As far as I know PGraphics can’t be resized.
And when you get() it within a PImage (that can be resized), all drawing outside of the screen will not be included.
The only way I can think of is drawing all within a PGraphics, (that can be saved afterwards without losing any drawing), and at the same time you scale down everything drawing on the screen multiplying with a factor.

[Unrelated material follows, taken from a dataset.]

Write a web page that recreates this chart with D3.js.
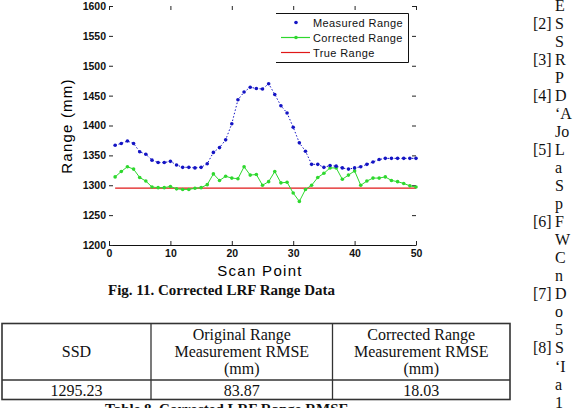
<!DOCTYPE html>
<html>
<head>
<meta charset="utf-8">
<script src="https://cdn.jsdelivr.net/npm/d3@7"></script>
<style>
  body { margin: 0; background: #fff; }
  svg { display: block; }
  .tick-lbl { font-family: "Liberation Sans", Arial, sans-serif; font-size: 10.5px; font-weight: bold; fill: #111; }
  .ax-title { font-family: "Liberation Sans", Arial, sans-serif; font-size: 15px; fill: #000; }
  .serif { font-family: "Liberation Serif", "Times New Roman", serif; fill: #111; }
</style>
</head>
<body>
<svg id="page" width="576" height="408"></svg>
<script>
// scan point index
const scanPoints = d3.range(1, 51);

// Measured Range (mm)
const measured = [1367, 1370, 1374, 1370, 1356, 1352, 1342, 1338, 1338, 1340,
                  1334, 1330, 1330, 1329, 1330, 1336, 1355, 1363, 1376, 1403,
                  1443, 1456, 1464, 1462, 1461, 1470, 1452, 1433, 1421, 1397,
                  1371, 1357, 1335, 1335, 1330, 1333, 1332, 1329, 1327, 1329,
                  1331, 1335, 1339, 1343, 1345, 1345, 1345, 1345, 1345, 1345];

// Corrected Range (mm)
const corrected = [1314, 1323, 1331, 1327, 1313, 1307, 1297, 1296, 1296, 1298,
                   1294, 1293, 1293, 1295, 1296, 1301, 1319, 1308, 1315, 1312,
                   1311, 1331, 1317, 1318, 1300, 1306, 1323, 1304, 1305, 1287,
                   1273, 1293, 1300, 1313, 1320, 1329, 1329, 1310, 1317, 1324,
                   1300, 1307, 1312, 1312, 1314, 1308, 1306, 1303, 1299, 1297];

const trueRange = 1295.23;

const xTicks = [0, 10, 20, 30, 40, 50];
const yTicks = [1200, 1250, 1300, 1350, 1400, 1450, 1500, 1550, 1600];

const legendLabels = ['Measured Range', 'Corrected Range', 'True Range'];

const figCaption = 'Fig. 11. Corrected LRF Range Data';
const tableHeader = [['SSD'], ['Original Range', 'Measurement RMSE', '(mm)'], ['Corrected Range', 'Measurement RMSE', '(mm)']];
const tableRow = ['1295.23', '83.87', '18.03'];
const tableCaption = 'Table 8. Corrected LRF Range RMSE';

// right column of the page (cut off)
const refNums = ['', '[2]', '', '[3]', '', '[4]', '', '', '[5]', '', '', '', '[6]', '', '', '', '[7]', '', '', '[8]', '', '', ''];
const refText = ['E', 'S', 'S', 'R', 'P', 'D', '\u2018A', 'Jo', 'L', 'a', 'S', 'p', 'F', 'W', 'C', 'n', 'D', 'o', '5', 'S', '\u2018I', 'a', '1'];

const svg = d3.select('#page');

const blue = '#1414c4';
const green = '#2ed82e';
const red = '#e01818';

const xScale = d3.scaleLinear().domain([0, 50]).range([109, 416]);
const yScale = d3.scaleLinear().domain([1200, 1600]).range([245, 6]);

const g = svg.append('g').attr('class', 'chart');

// axes: inward ticks, only bottom line shows
const xAxis = d3.axisBottom(xScale).tickValues(xTicks).tickSize(-4).tickSizeOuter(0).tickPadding(5);
const yAxis = d3.axisLeft(yScale).tickValues(yTicks).tickFormat(d3.format('d'))
  .tickSize(-4).tickSizeOuter(0).tickPadding(3);

const xAxisG = g.append('g')
  .attr('transform', `translate(0,${yScale(1200)})`)
  .call(xAxis);
xAxisG.select('.domain').attr('stroke', '#111');

const yAxisG = g.append('g')
  .attr('transform', `translate(${xScale(0)},0)`)
  .call(yAxis);
yAxisG.select('.domain').remove();

g.append('g')
  .attr('transform', `translate(0,${yScale(1600)})`)
  .call(d3.axisTop(xScale).tickValues(xTicks).tickSize(-4).tickSizeOuter(0).tickFormat(''))
  .select('.domain').remove();

g.append('g')
  .attr('transform', `translate(${xScale(50)},0)`)
  .call(d3.axisRight(yScale).tickValues(yTicks).tickSize(-4).tickSizeOuter(0).tickFormat(''))
  .select('.domain').remove();

g.selectAll('.tick line').attr('stroke', '#222');
g.selectAll('.tick text').attr('class', 'tick-lbl').attr('font-family', null).attr('font-size', null);

g.append('text')
  .attr('class', 'ax-title')
  .attr('transform', 'translate(72,126) rotate(-90)')
  .attr('text-anchor', 'middle')
  .attr('letter-spacing', 1.2)
  .text('Range (mm)');

g.append('text')
  .attr('class', 'ax-title')
  .attr('x', 260)
  .attr('y', 275.5)
  .attr('text-anchor', 'middle')
  .attr('letter-spacing', 1.3)
  .text('Scan Point');

// series
const line = d3.line()
  .x((d, i) => xScale(scanPoints[i]))
  .y(d => yScale(d));

g.append('line')
  .attr('x1', xScale(1)).attr('x2', xScale(50))
  .attr('y1', yScale(trueRange)).attr('y2', yScale(trueRange))
  .attr('stroke', red).attr('stroke-width', 1.4);

g.append('path')
  .datum(corrected)
  .attr('d', line)
  .attr('fill', 'none')
  .attr('stroke', green)
  .attr('stroke-width', 1);

g.selectAll('.cdot').data(corrected).enter().append('circle')
  .attr('class', 'cdot')
  .attr('cx', (d, i) => xScale(scanPoints[i]))
  .attr('cy', d => yScale(d))
  .attr('r', 1.8)
  .attr('fill', green);

g.append('path')
  .datum(measured)
  .attr('d', line)
  .attr('fill', 'none')
  .attr('stroke', blue)
  .attr('stroke-width', 1)
  .attr('stroke-dasharray', '1.5,2');

g.selectAll('.mdot').data(measured).enter().append('circle')
  .attr('class', 'mdot')
  .attr('cx', (d, i) => xScale(scanPoints[i]))
  .attr('cy', d => yScale(d))
  .attr('r', 1.8)
  .attr('fill', blue);

// legend
const legend = g.append('g').attr('class', 'legend');
legend.append('path')
  .attr('d', 'M276,13.5H408.5V62.5H276')
  .attr('fill', 'none')
  .attr('stroke', '#111')
  .attr('stroke-width', 1);

const legendColors = [blue, green, red];
const items = legend.selectAll('.item').data(legendLabels).enter().append('g')
  .attr('class', 'item')
  .attr('transform', (d, i) => `translate(0,${22.5 + i * 15})`);

items.filter((d, i) => i > 0).append('line')
  .attr('x1', 281).attr('x2', 310)
  .attr('stroke', (d, i) => legendColors[i + 1])
  .attr('stroke-width', 1.2);

items.filter((d, i) => i < 2).append('circle')
  .attr('cx', 296).attr('r', 1.8)
  .attr('fill', (d, i) => legendColors[i]);

items.append('text')
  .attr('x', 313)
  .attr('y', 4)
  .attr('font-family', '"Liberation Sans", Arial, sans-serif')
  .attr('font-size', 11)
  .attr('letter-spacing', 0.4)
  .attr('fill', '#111')
  .text(d => d);

// caption
svg.append('text')
  .attr('class', 'serif')
  .attr('x', 108).attr('y', 295)
  .attr('font-size', 15).attr('font-weight', 'bold')
  .text(figCaption);

// table
const colX = [2, 151, 332.5, 510];
const tTop = 323.5, tHead = 380, tBot = 399.5;
const tbl = svg.append('g').attr('class', 'table');

tbl.append('rect')
  .attr('x', colX[0]).attr('y', tTop)
  .attr('width', colX[3] - colX[0]).attr('height', tBot - tTop)
  .attr('fill', 'none').attr('stroke', '#333').attr('stroke-width', 1.6);
tbl.append('line')
  .attr('x1', colX[0]).attr('x2', colX[3]).attr('y1', tHead).attr('y2', tHead)
  .attr('stroke', '#333').attr('stroke-width', 1.3);
tbl.selectAll('.sep').data([colX[1], colX[2]]).enter().append('line')
  .attr('x1', d => d).attr('x2', d => d).attr('y1', tTop).attr('y2', tBot)
  .attr('stroke', '#333').attr('stroke-width', 1.3);

tableHeader.forEach((lines, c) => {
  const cx = (colX[c] + colX[c + 1]) / 2;
  const startY = lines.length === 1 ? 356.5 : 339.5;
  tbl.selectAll(`.h${c}`).data(lines).enter().append('text')
    .attr('class', 'serif')
    .attr('x', cx).attr('y', (d, i) => startY + i * 17)
    .attr('text-anchor', 'middle')
    .attr('font-size', 16)
    .text(d => d);
});

tbl.selectAll('.cell').data(tableRow).enter().append('text')
  .attr('class', 'serif')
  .attr('x', (d, i) => (colX[i] + colX[i + 1]) / 2)
  .attr('y', 395.5)
  .attr('text-anchor', 'middle')
  .attr('font-size', 16)
  .text(d => d);

svg.append('text')
  .attr('class', 'serif')
  .attr('x', 105).attr('y', 414)
  .attr('font-size', 15).attr('font-weight', 'bold')
  .text(tableCaption);

// references column
const refs = svg.append('g').attr('class', 'refs');
refs.selectAll('.num').data(refNums).enter().append('text')
  .attr('class', 'serif')
  .attr('x', 533).attr('y', (d, i) => 10.5 + i * 18.05)
  .attr('font-size', 16)
  .text(d => d);
refs.selectAll('.txt').data(refText).enter().append('text')
  .attr('class', 'serif')
  .attr('x', 555).attr('y', (d, i) => 10.5 + i * 18.05)
  .attr('font-size', 16)
  .text(d => d);
</script>
</body>
</html>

It depends on your content, and how it is defined by interaction. Some approaches:

  1. create one buffer: PGraphics big. Each event, draw on big, then update the display copy: PImage screen = big.get(); screen.resize(); image(screen,0,0);. This is simple, but the resizing is costly / slow, especially if you are doing it a lot.
  2. create one buffer: PGraphics big. Each event, draw on big, then draw to the screen/canvas using a five-argument image() call that resizes on the fly. This is even simpler than 1, but even slower as it resizes every frame.
  3. create two buffers: PGrapics screen and PGraphics big. Each event, draw on both (one could simply be the canvas).
  4. create one buffer: screen (or just draw straight onto the canvas). Each event, save your events as vector data in a list, then render then onto the screen at screen-scale. When done, use this same vector data to render your print size image for export. This is the fastest, but requires the most code and depends a lot on your design.

For any approach, each frame, display screen. At the end, save big.